The term “family office” has multiple meanings in the securities universe. Here we discuss the family office exemption from the definition of “investment adviser” under the Investment Advisers Act (the “Act”). Limited regulatory oversight is one of several benefits a financial professional gets from falling within the exemption.
How is a “family office” defined?
Securities and Exchange Commission (“SEC”) Rule 202(a)(11)(G)-1 (“Family Office Rule”) excludes a “family office” from the definition of investment adviser when certain criteria are met. To be a “family office,” a company must:
The Act provides for a broad definition of “company” and therefore the organizational structure of the family office could be any number of entities including: a corporation, a partnership, or any organized group of people, whether incorporated or not. Furthermore, the Family Office Rule treats directors, partners, members, managers, trustees, and employees acting within their scope of employment with the family office as the equivalent to the family office. As such, any person working for a family office, to the extent they are giving investment advice, are excluded from the definition of investment adviser.
Who qualifies as “family clients”?
The Family Office Rule requires that the family office have “no clients other than family clients.” SEC guidance indicates that the clause should be read as “no other [investment advisory] clients” and therefore the family office could provide other services (such as tax or accounting services) to those who fall outside of the family client definition. The Family Office Rule explicitly lists out multiple categories of persons or entities that fall within the definition of family client.
Family clients include any of the following groups:
Family member or former family member includes all lineal descendants of a common ancestor (may be living or deceased) as well as current and former spouses or spousal equivalents of those descendants, provided that the common ancestor is no more than 10 generations removed from the youngest generation of family members. All children by adoption and current and former stepchildren also are considered family members.
Key employees or former key employees are any natural person (including any key employee’s spouse or spouse equivalent who holds property jointly with the key employee) who is an executive officer, director, trustee, general partner, or person serving in a similar capacity of the family office or its affiliated family office or any employee of the family office or its affiliated family office (other than an employee performing solely administrative functions with regard to the family office) who, participates in the investment activities of the family office, provided that such employee has been performing such functions and duties for or on behalf of the family office for at least 12 months.
Non-profit organizations include any non-profit organization, charitable foundation, charitable trust (including charitable lead trusts and charitable remainder trusts whose only current beneficiaries are other family clients and charitable or non-profit organizations), or other charitable organization, in each case for which all the funding such an organization holds comes exclusively from one or more other family clients.
Estates and trusts include the estate of a family member, former family member, key employee, or former key employee. Any trust can be a family client if: (a) each trustee or other person authorized to make decisions with respect to the trust is a key employee; and (b) each settlor or other person who has contributed assets to the trust is a key employee or the key employee’s current and/or former spouse or spousal equivalent who, at the time of contribution, holds joint property (or other similar shared ownership interest) with the key employee.

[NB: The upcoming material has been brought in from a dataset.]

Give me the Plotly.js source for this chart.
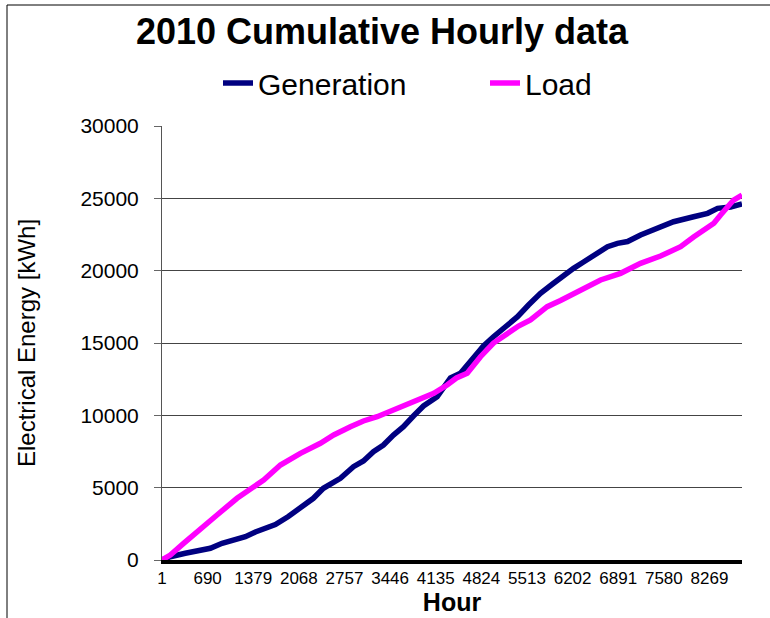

Companies any company wholly owned (directly or indirectly) exclusively by, and operated for the sole benefit of, one or more other family clients qualifies as family client, so long as, if any such entity is a pooled investment vehicle, it is excepted from the definition of “investment company” under the Investment Company Act of 1940.
Wholly Owned and Exclusively Controlled Requirements
One of the more nuanced aspects of the Family Office Rule is that the family office must be wholly owned by family clients and in the exclusive control (direct or indirect) of one or more family members and/or family entities. For example, the SEC found that the family office would be exclusively controlled if four of the seven board of directors for the family office were family members. However, the SEC has found that if a board of directors was comprised of non-family members or entities, but who were all appointed by family members that have the right to appoint, terminate, or replace the directors, this would not constitute exclusive control.
Furthermore, a family office must be wholly owned by family clients as defined by the Family Office Rule. Here the SEC has stated that a non-family client owning nonvoting shares would cause the office to lose its qualification as a family office– i.e., control cannot be shared with individuals or companies that are not family members or family entities.
Does Not Provide Investment Advice to Public
The intent of the Family Office Rule is to provide an exemption from the definition of investment adviser for those working with the wealth of a single family and its related entities. As such, the exemption is lost if the family office holds itself out to the public as an investment adviser.
Conclusion
As with many securities regulations the Family Office Rule is filled with pitfalls for investment professionals who do not fully understand its nuances. However, an exclusion from the definition of investment adviser should be considered for those financial professional’s seeking to increase their flexibility when serving his or her wealthy family clients.